A pesquisa, que vai compor a tese de doutorado de Caroline, mostra que a concentração desses hidrocarbonetos, uma classe de mais de cem substâncias químicas conhecidas pela sigla HPA, se torna muito elevada quando a cidade está imersa em uma nuvem de neblina e fumaça por causa das queimadas. A pesquisadora fez as coletas em dois pontos da cidade — o campus da universidade e a região central — usando aspiradores com filtros. Em seguida, os filtros passaram por lavagem e o líquido foi processado para a análise das substâncias contidas no material particulado do ar.

O passo final foi a exposição das células aos hidrocarbonetos. Caroline utilizou células do fígado porque se trata do órgão em que os HPAs são metabolizados no organismo. “Se tem dano no DNA, há potencial de câncer, mas ainda estamos estudando se esse dano é reparado depois”, disse. Trata-se de um estudo inédito e, após a apresentação da tese, a pesquisadora pretende reunir os dados para publicação, inclusive em revistas internacionais.

Mais risco

Maria Lúcia, especialista em química ambiental, lembra que os incêndios rurais queimam grande quantidade de biomassa, lançando no ar fuligem e partículas que fazem mal à saúde. “Estamos respirando um material particulado que vai para a nossa corrente sanguínea e não sabemos as consequências”, disse.

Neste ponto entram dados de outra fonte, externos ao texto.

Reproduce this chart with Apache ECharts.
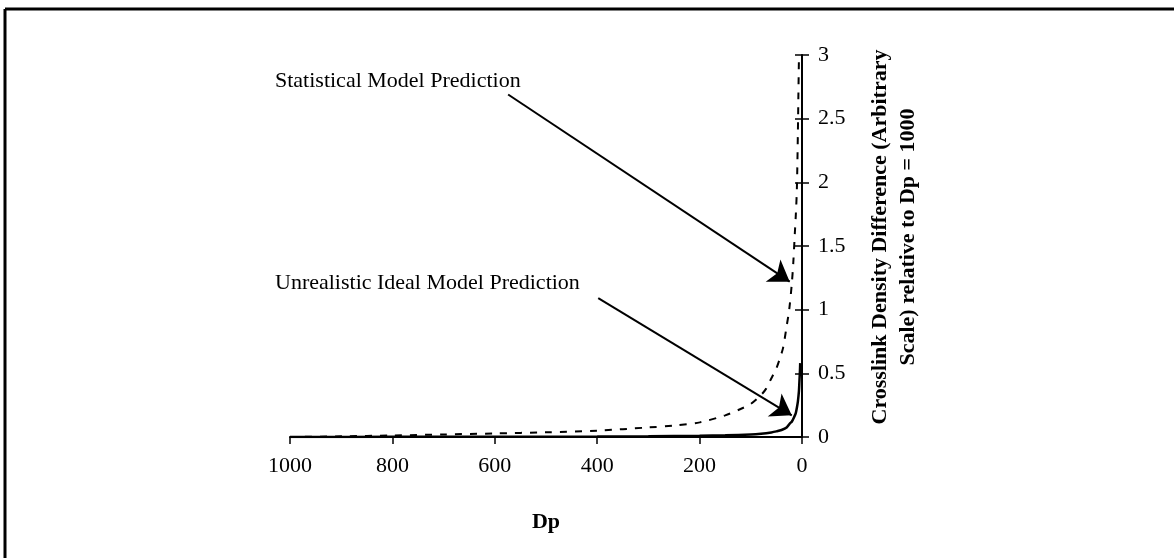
<!DOCTYPE html>
<html>
<head>
<meta charset="utf-8">
<script src="https://cdn.jsdelivr.net/npm/echarts@6/dist/echarts.min.js"></script>
<style>
html,body{margin:0;padding:0;background:#fff;}
#chart{width:1174px;height:558px;}
</style>
</head>
<body>
<div id="chart"></div>
<script>
// Statistical model prediction (dashed)
const statDp  = [1000, 900, 800, 700, 600, 500, 400, 300, 250, 200, 150, 120, 100, 80, 70, 60, 50, 43, 37, 30, 25, 20, 17, 14, 12, 10, 8, 7, 6];
const statVal = [0, 0.005, 0.012, 0.02, 0.028, 0.037, 0.05, 0.075, 0.09, 0.115, 0.17, 0.22, 0.26, 0.33, 0.38, 0.46, 0.54, 0.62, 0.7, 0.87, 1.0, 1.2, 1.37, 1.6, 1.75, 1.95, 2.4, 2.7, 2.97];
// Unrealistic ideal model prediction (solid)
const idealDp  = [1000, 800, 600, 400, 300, 200, 150, 100, 80, 60, 50, 40, 30, 23, 20, 15, 12, 10, 8, 6, 5, 4, 3.5];
const idealVal = [0, 0.001, 0.002, 0.004, 0.006, 0.01, 0.013, 0.02, 0.026, 0.036, 0.044, 0.055, 0.075, 0.11, 0.12, 0.16, 0.19, 0.23, 0.28, 0.36, 0.44, 0.52, 0.58];
// axis ticks
const xTicks = [0, 200, 400, 600, 800, 1000];
const yTicks = [0, 0.5, 1, 1.5, 2, 2.5, 3];
// annotation arrows: start [Dp, y] -> end [Dp, y]
const statArrow  = [[574, 2.69], [24, 1.22]];
const idealArrow = [[398, 1.09], [20, 0.17]];
const statLabel  = 'Statistical Model Prediction';
const idealLabel = 'Unrealistic Ideal Model Prediction';
const yName = 'Crosslink Density Difference (Arbitrary\nScale) relative to Dp = 1000';

const FONT = '"Liberation Serif", "Times New Roman", serif';

const chart = echarts.init(document.getElementById('chart'), null, {renderer: 'canvas'});

function pairs(a, b){ return a.map((v,i)=>[v,b[i]]); }

const xBase = {
  type: 'value', inverse: true,
  min: xTicks[0], max: xTicks[xTicks.length-1], interval: 200,
  splitLine: {show: false}
};
const yBase = {
  type: 'value', position: 'right',
  min: yTicks[0], max: yTicks[yTicks.length-1], interval: 0.5,
  splitLine: {show: false}
};

chart.setOption({
  animation: false,
  backgroundColor: '#fff',
  color: ['#000'],
  grid: {left: 290, right: 372, top: 55, bottom: 121},
  xAxis: [
    Object.assign({}, xBase, {
      name: 'Dp', nameLocation: 'middle', nameGap: 74,
      nameTextStyle: {fontFamily: FONT, fontWeight: 'bold', fontSize: 22, color: '#000'},
      axisLine: {show: true, lineStyle: {color: '#000', width: 2}},
      axisTick: {show: true, inside: false, length: 7, lineStyle: {color: '#000', width: 1.5}},
      axisLabel: {show: true, margin: 18, fontFamily: FONT, fontSize: 22, color: '#000',
                  formatter: v => String(v)}
    }),
    Object.assign({}, xBase, {
      axisLine: {show: false},
      axisTick: {show: true, inside: true, length: 7, lineStyle: {color: '#000', width: 1.5}},
      axisLabel: {show: false}
    })
  ],
  yAxis: [
    Object.assign({}, yBase, {
      axisLine: {show: true, lineStyle: {color: '#000', width: 2}},
      axisTick: {show: true, inside: false, length: 7, lineStyle: {color: '#000', width: 1.5}},
      axisLabel: {show: true, margin: 16, fontFamily: FONT, fontSize: 22, color: '#000',
                  formatter: v => String(v)}
    }),
    Object.assign({}, yBase, {
      axisLine: {show: false},
      axisTick: {show: true, inside: true, length: 7, lineStyle: {color: '#000', width: 1.5}},
      axisLabel: {show: false}
    })
  ],
  series: [
    {
      name: statLabel,
      type: 'line', xAxisIndex: 0, yAxisIndex: 0,
      data: pairs(statDp, statVal),
      showSymbol: false, smooth: 0.3,
      itemStyle: {color: '#000'},
      lineStyle: {color: '#000', width: 2, type: [7, 8]},
      z: 3
    },
    {
      name: idealLabel,
      type: 'line', xAxisIndex: 0, yAxisIndex: 0,
      data: pairs(idealDp, idealVal),
      showSymbol: false, smooth: 0.3,
      itemStyle: {color: '#000'},
      lineStyle: {color: '#000', width: 2.5, type: 'solid'},
      z: 3
    },
    {
      name: 'arrows',
      type: 'lines', coordinateSystem: 'cartesian2d', xAxisIndex: 0, yAxisIndex: 0,
      silent: true, z: 4,
      symbol: ['none', 'arrow'], symbolSize: 20,
      lineStyle: {color: '#000', width: 2, opacity: 1, type: 'solid'},
      itemStyle: {color: '#000'},
      data: [
        {coords: statArrow},
        {coords: idealArrow}
      ]
    }
  ],
  graphic: [
    {type: 'line', shape: {x1: 5, y1: 9, x2: 1174, y2: 9}, style: {stroke: '#000', lineWidth: 3}},
    {type: 'line', shape: {x1: 5, y1: 9, x2: 5, y2: 558}, style: {stroke: '#000', lineWidth: 3}},
    {type: 'text', left: 275, top: 70,
     style: {text: statLabel, font: '22px ' + FONT, fill: '#000'}},
    {type: 'text', left: 275, top: 272,
     style: {text: idealLabel, font: '22px ' + FONT, fill: '#000'}},
    {type: 'text', x: 866, y: 237, rotation: Math.PI/2,
     style: {text: yName,
             font: 'bold 22px ' + FONT, fill: '#000', align: 'center', verticalAlign: 'top', lineHeight: 28}}
  ]
});
</script>
</body>
</html>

Segundo ela, a relação das queimadas com as doenças respiratórias e cardiovasculares já era conhecida. “Antes se acreditava que o aumento nas internações no inverno era decorrente do frio. Hoje, até porque quase não temos mais o frio, sabemos que se deve principalmente à qualidade do ar. Muita queimada, muito material particulado é igual a mais internação. A fuligem impregna o pulmão, dificulta a respiração e o coração é mais exigido”, detalha.

A fumaça das queimadas apresenta monóxido de carbono, que provoca sufocamento em quem o inala, e gases ácidos, como os óxidos de nitrogênio e enxofre, que provocam irritação das vias respiratórias. Segundo ela, o estudo está mostrando que as pessoas terão de se preocupar também com as partículas finas, quase indetectáveis, que a fumaça dos incêndios transporta para as casas das pessoas. “Estamos fazendo um alerta, mostrando que os danos podem ser piores do que sabemos, por isso é preciso conscientizar a população e combater as queimadas”, disse.

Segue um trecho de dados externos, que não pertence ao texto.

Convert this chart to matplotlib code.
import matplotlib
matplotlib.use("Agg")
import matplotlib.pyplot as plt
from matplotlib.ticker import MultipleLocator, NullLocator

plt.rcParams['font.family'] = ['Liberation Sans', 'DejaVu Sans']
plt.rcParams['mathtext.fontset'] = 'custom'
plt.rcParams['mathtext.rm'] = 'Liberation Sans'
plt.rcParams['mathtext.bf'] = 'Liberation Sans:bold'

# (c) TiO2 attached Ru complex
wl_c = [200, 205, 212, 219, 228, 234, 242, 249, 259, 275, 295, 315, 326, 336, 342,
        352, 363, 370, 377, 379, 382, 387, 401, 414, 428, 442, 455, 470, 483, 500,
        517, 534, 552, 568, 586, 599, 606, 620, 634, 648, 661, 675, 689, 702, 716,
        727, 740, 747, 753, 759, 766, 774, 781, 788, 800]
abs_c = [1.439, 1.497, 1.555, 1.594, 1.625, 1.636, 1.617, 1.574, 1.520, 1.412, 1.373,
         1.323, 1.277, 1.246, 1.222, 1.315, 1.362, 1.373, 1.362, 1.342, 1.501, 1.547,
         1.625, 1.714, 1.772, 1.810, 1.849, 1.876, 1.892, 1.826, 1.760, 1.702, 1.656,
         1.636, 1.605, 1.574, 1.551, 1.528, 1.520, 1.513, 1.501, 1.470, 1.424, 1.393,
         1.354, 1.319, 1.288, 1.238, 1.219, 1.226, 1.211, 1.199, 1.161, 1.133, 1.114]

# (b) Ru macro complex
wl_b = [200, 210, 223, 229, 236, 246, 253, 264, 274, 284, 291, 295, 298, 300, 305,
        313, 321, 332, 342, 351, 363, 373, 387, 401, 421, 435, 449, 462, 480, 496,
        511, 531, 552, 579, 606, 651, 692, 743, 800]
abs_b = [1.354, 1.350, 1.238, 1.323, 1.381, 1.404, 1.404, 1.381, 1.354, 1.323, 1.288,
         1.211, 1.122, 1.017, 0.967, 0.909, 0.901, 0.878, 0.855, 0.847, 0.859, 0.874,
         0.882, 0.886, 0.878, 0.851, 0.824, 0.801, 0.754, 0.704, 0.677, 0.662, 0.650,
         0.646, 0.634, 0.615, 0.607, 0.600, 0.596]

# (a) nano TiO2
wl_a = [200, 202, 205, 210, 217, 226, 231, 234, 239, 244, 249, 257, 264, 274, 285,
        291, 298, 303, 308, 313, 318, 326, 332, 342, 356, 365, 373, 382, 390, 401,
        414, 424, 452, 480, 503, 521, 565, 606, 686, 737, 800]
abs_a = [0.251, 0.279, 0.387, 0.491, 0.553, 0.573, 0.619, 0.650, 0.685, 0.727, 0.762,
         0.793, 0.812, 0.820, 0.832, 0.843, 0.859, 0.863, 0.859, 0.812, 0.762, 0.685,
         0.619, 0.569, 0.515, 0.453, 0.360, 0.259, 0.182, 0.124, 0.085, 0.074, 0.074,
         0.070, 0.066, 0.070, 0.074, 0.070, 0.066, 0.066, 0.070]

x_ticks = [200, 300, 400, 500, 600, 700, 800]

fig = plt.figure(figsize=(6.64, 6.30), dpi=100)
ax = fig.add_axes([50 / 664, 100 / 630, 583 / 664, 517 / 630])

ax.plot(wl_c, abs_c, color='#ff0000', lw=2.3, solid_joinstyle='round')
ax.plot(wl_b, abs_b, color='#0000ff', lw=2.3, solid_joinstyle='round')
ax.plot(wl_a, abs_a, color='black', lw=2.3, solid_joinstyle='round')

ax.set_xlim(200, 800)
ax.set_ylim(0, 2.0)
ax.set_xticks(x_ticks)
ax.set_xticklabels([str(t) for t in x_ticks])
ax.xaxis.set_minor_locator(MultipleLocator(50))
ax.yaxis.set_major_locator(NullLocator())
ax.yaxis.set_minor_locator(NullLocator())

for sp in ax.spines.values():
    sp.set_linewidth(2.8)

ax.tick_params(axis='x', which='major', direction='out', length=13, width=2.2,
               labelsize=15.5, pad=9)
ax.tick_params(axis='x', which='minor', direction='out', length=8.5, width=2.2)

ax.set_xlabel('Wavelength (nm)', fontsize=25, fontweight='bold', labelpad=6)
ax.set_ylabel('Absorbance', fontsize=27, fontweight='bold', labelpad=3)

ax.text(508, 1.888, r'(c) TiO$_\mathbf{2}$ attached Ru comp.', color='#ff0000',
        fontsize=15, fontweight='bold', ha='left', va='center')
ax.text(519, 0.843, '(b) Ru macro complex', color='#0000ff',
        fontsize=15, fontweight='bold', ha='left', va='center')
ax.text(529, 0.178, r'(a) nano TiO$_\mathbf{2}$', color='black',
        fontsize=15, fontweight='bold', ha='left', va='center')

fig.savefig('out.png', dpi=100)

Sem chuvas e com calor acima da média nas últimas semanas, o interior tem registrado também umidade relativa do ar muito abaixo dos 60% recomendados pela Organização Mundial da Saúde (OMS). No dia 6 de setembro, Ribeirão Preto registrou o menor nível de qualidade do ar em 70 anos, segundo a Companhia Ambiental do Estado de São Paulo (Cetesb). Conforme Maria Lúcia, essa foi também a pior qualidade do ar verificada em todo o Estado.

Fica difícil respirar, diz entregador de Ribeirão Preto

O entregador Carlos Crispim de Arruda, que mora no Jardim Procópio, na zona norte da cidade, disse que sente na pele os efeitos da baixa umidade e da constante fumaça no ar. “Trabalho de capacete o dia todo e fica difícil respirar. A fumaça entra pelo visor e causa ardência nos olhos.” Ele conta que, durante a noite, a casa fica impregnada pelo cheiro de fumaça. “Semana passada, houve queimada perto do bairro e a tarde parecia noite. Tenho duas crianças pequenas e elas sofrem. O menor, de dois anos, precisou de inalação”, disse.

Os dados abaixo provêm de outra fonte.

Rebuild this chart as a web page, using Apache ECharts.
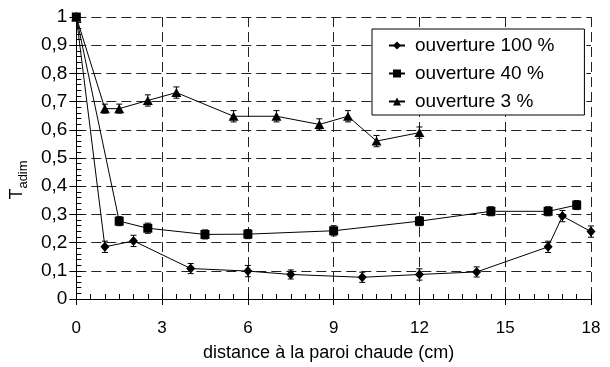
<!DOCTYPE html>
<html><head><meta charset="utf-8">
<script src="https://cdn.jsdelivr.net/npm/echarts@6/dist/echarts.min.js"></script>
<style>html,body{margin:0;padding:0;background:#fff}#c{width:610px;height:367px}</style>
</head><body><div id="c"></div>
<script>
var seriesNames = ['ouverture 100 %', 'ouverture 40 %', 'ouverture 3 %'];
var x100 = [0, 1, 2, 4, 6, 7.5, 10, 12, 14, 16.5, 17, 18];
var y100 = [1, 0.185, 0.206, 0.108, 0.099, 0.087, 0.077, 0.087, 0.096, 0.185, 0.294, 0.239];
var e100 = [0, 0.02, 0.02, 0.018, 0.02, 0.016, 0.018, 0.02, 0.018, 0.02, 0.02, 0.02];
var x40 = [0, 1.5, 2.5, 4.5, 6, 9, 12, 14.5, 16.5, 17.5];
var y40 = [1, 0.276, 0.251, 0.229, 0.23, 0.242, 0.276, 0.311, 0.311, 0.333];
var e40 = [0, 0.016, 0.018, 0.016, 0.016, 0.018, 0.016, 0.016, 0.016, 0.016];
var x3 = [0, 1, 1.5, 2.5, 3.5, 5.5, 7, 8.5, 9.5, 10.5, 12];
var y3 = [1, 0.675, 0.675, 0.704, 0.732, 0.648, 0.648, 0.619, 0.648, 0.56, 0.59];
var e3 = [0, 0.016, 0.016, 0.02, 0.02, 0.02, 0.02, 0.02, 0.02, 0.02, 0.02];
var xTicks = [0, 3, 6, 9, 12, 15, 18];
var xTitle = 'distance à la paroi chaude (cm)';

function pts(xs, ys) { return xs.map(function (x, i) { return [x, ys[i]]; }); }
function errPts(xs, ys, es) { return xs.map(function (x, i) { return [x, ys[i] - es[i], ys[i] + es[i]]; }); }

function errRender(params, api) {
  var x = api.value(0), lo = api.value(1), hi = api.value(2);
  if (hi - lo <= 0) return null;
  var p1 = api.coord([x, lo]), p2 = api.coord([x, hi]);
  var w = 3;
  var st = { stroke: '#000', lineWidth: 1 };
  return { type: 'group', children: [
    { type: 'line', shape: { x1: p1[0], y1: p1[1], x2: p2[0], y2: p2[1] }, style: st },
    { type: 'line', shape: { x1: p1[0] - w, y1: p1[1], x2: p1[0] + w, y2: p1[1] }, style: st },
    { type: 'line', shape: { x1: p2[0] - w, y1: p2[1], x2: p2[0] + w, y2: p2[1] }, style: st }
  ]};
}

var font = 'Liberation Sans, Arial, sans-serif';
var chart = echarts.init(document.getElementById('c'), null, { renderer: 'canvas' });
var gridLine = { show: true, lineStyle: { color: '#222', type: [10, 5], width: 1 } };

chart.setOption({
  animation: false,
  backgroundColor: '#fff',
  grid: { left: 76, right: 19, top: 17, bottom: 66, containLabel: false },
  legend: {
    orient: 'vertical', left: 372, top: 29,
    data: seriesNames,
    backgroundColor: '#fff', borderColor: '#000', borderWidth: 1,
    padding: [7, 30, 4, 16], itemGap: 9, itemWidth: 16, itemHeight: 10,
    textStyle: { fontFamily: font, fontSize: 19, color: '#000', padding: [0, 0, 0, 5], lineHeight: 18 }
  },
  xAxis: [
    { type: 'value', min: 0, max: 18, interval: 3, position: 'bottom',
      name: xTitle, nameLocation: 'middle', nameGap: 45,
      nameTextStyle: { fontFamily: font, fontSize: 18, color: '#000', padding: [0, 10, 0, 0] },
      axisLine: { show: true, onZero: false, lineStyle: { color: '#000', width: 1 } },
      axisTick: { show: true, inside: false, length: 6, lineStyle: { color: '#000' } },
      axisLabel: { fontFamily: font, fontSize: 17, color: '#000', margin: 21,
        customValues: xTicks },
      splitLine: gridLine },
    { type: 'value', min: 0, max: 18, interval: 3, position: 'bottom',
      axisLine: { show: false },
      axisTick: { show: true, inside: true, length: 5, lineStyle: { color: '#000' } },
      minorTick: { show: true, splitNumber: 6, length: 5, lineStyle: { color: '#000' } },
      axisLabel: { show: false }, splitLine: { show: false } },
    { type: 'value', min: 0, max: 18, interval: 3, position: 'top',
      axisLine: { show: true, lineStyle: { color: '#000', width: 1 } },
      axisTick: { show: false }, axisLabel: { show: false }, splitLine: { show: false } }
  ],
  yAxis: [
    { type: 'value', min: 0, max: 1, interval: 0.1, position: 'left',
      name: '{t|T}{s|adim}', nameLocation: 'middle', nameGap: 42, nameRotate: 90,
      nameTextStyle: { fontFamily: font, color: '#000', padding: [0, 44, 0, 0],
        rich: { t: { fontFamily: font, fontSize: 18, color: '#000', lineHeight: 22, verticalAlign: 'top' },
                s: { fontFamily: font, fontSize: 13, color: '#000', lineHeight: 22, verticalAlign: 'bottom', padding: [8, 0, 0, 0] } } },
      axisLine: { show: true, onZero: false, lineStyle: { color: '#000', width: 1 } },
      axisTick: { show: true, inside: false, length: 6, lineStyle: { color: '#000' } },
      axisLabel: { fontFamily: font, fontSize: 19, color: '#000', margin: 9,
        formatter: function (v) { return String(Math.round(v * 10) / 10).replace('.', ','); } },
      splitLine: gridLine },
    { type: 'value', min: 0, max: 1, interval: 0.1, position: 'left',
      axisLine: { show: false },
      axisTick: { show: true, inside: true, length: 6, lineStyle: { color: '#000' } },
      minorTick: { show: true, splitNumber: 5, length: 5, lineStyle: { color: '#000' } },
      axisLabel: { show: false }, splitLine: { show: false } },
    { type: 'value', min: 0, max: 1, interval: 0.1, position: 'right',
      axisLine: { show: true, lineStyle: { color: '#000', width: 1 } },
      axisTick: { show: true, inside: true, length: 7, lineStyle: { color: '#000' } },
      axisLabel: { show: false }, splitLine: { show: false } }
  ],
  series: [
    { name: seriesNames[0], type: 'line', data: pts(x100, y100), symbol: 'diamond', symbolSize: [9, 10],
      itemStyle: { color: '#000' }, lineStyle: { color: '#000', width: 1 }, clip: false, z: 5 },
    { name: seriesNames[1], type: 'line', data: pts(x40, y40), symbol: 'rect', symbolSize: 9,
      itemStyle: { color: '#000' }, lineStyle: { color: '#000', width: 1 }, clip: false, z: 5 },
    { name: seriesNames[2], type: 'line', data: pts(x3, y3), symbol: 'triangle', symbolSize: [10, 9],
      itemStyle: { color: '#000' }, lineStyle: { color: '#000', width: 1 }, clip: false, z: 5 },
    { type: 'custom', renderItem: errRender, data: errPts(x100, y100, e100), encode: { x: 0, y: [1, 2] }, z: 4, clip: false },
    { type: 'custom', renderItem: errRender, data: errPts(x40, y40, e40), encode: { x: 0, y: [1, 2] }, z: 4, clip: false },
    { type: 'custom', renderItem: errRender, data: errPts(x3, y3, e3), encode: { x: 0, y: [1, 2] }, z: 4, clip: false }
  ]
});
</script></body></html>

O número de queimadas no Estado, este ano, já é o maior em dez anos. De janeiro até esta terça-feira, 14, foram 4.769 focos, 12% a mais do que no mesmo período de 2020, até então o ano com mais incêndios (4.264). Nas duas primeiras semanas deste mês, os satélites do Instituto Nacional de Pesquisas Espaciais (Inpe), órgão do Ministério da Ciência, registraram 1.156 queimadas no Estado, 171% a mais que no mesmo período do mês passado, quando foram 427 focos. Em julho, já com o período seco avançado, haviam sido 288 focos.